Kelley asked, “How could the advocates of the new theology affirm the 1963 Baptist Faith and Message statement which, quoting directly from the 1925 statement, said the Bible has ‘God for its author, salvation for its end, and truth, without any mixture of error, for its matter?'”
He concluded, “Obviously something must have been added to this historic language in 1963 that opened the door for a dramatically different theology to enter Southern Baptist life. It became apparent over the years that rather than serving as the expected course correction for the inroads of neo-orthodox theology in SBC educational institutions, two phrases added to the Baptist Faith and Message in 1963 were instead used to justify a radical departure from what most Baptists had always believed about the Bible.”
Kelley cited the addition of the description of the Bible as being “the record of God’s revelation of Himself to man.” He said, “To professional theologians this is a classic statement of neo-orthodox theology.” He explained that the phrase on the Bible having “truth without any mixture of error for its matter” is interpreted as referring only to those portions of the Bible that are revelation, a dramatic departure from what 2 Tim. 3:16 teaches, he added.
“The problem this perspective creates is in how to know which parts of the Bible are revelation and which are merely the background record. Interestingly enough, not even neo-orthodox theologians could agree on what in the Bible is revelation and what is not.”
Kelley also cited the addition of the phrase “the criterion by which the Bible is to be interpreted is Jesus Christ” as having provided “another neo-orthodox statement that would take Southern Baptists in a significantly different theological direction.” He explained that many “professional theologians” could affirm the statement but “use Jesus as the spotter for separating divine revelation in the Bible from the human record.”
“This new theology says my answer to the question ‘What would Jesus do?’ carries more weight than the clear teaching of the Bible. The Christ of my experience becomes the final authority for theology rather than the Bible.”
Midwestern missions professor Ron Rogers who also has taught theology as well as observing the influence of neo-orthodoxy while a Southern Baptist missionary to Brazil, asked, “Did the architects of the 1963 BF&M know what they were doing?that is, did they purposely insert the language about Christ being the ‘criterion by which the Bible is to be interpreted’ to satisfy the so-called ‘ignorant’ critics and to ‘umbrella’ the seminary elite?

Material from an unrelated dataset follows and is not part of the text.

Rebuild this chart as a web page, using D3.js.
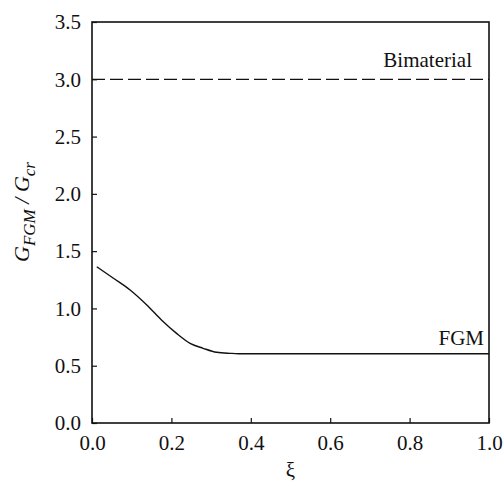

Southeastern Baptist Theological Seminary President L. Paige Patterson who in 1999 formed a committee to propose a revised BF&M, seems to find that the case. “The 1963 Baptist Faith and Message contained ambiguous language which was readily seized by neo-orthodox theologians and employed as loopholes to dismiss biblical materials which they believed to be intellectually unpalatable or politically incorrect.”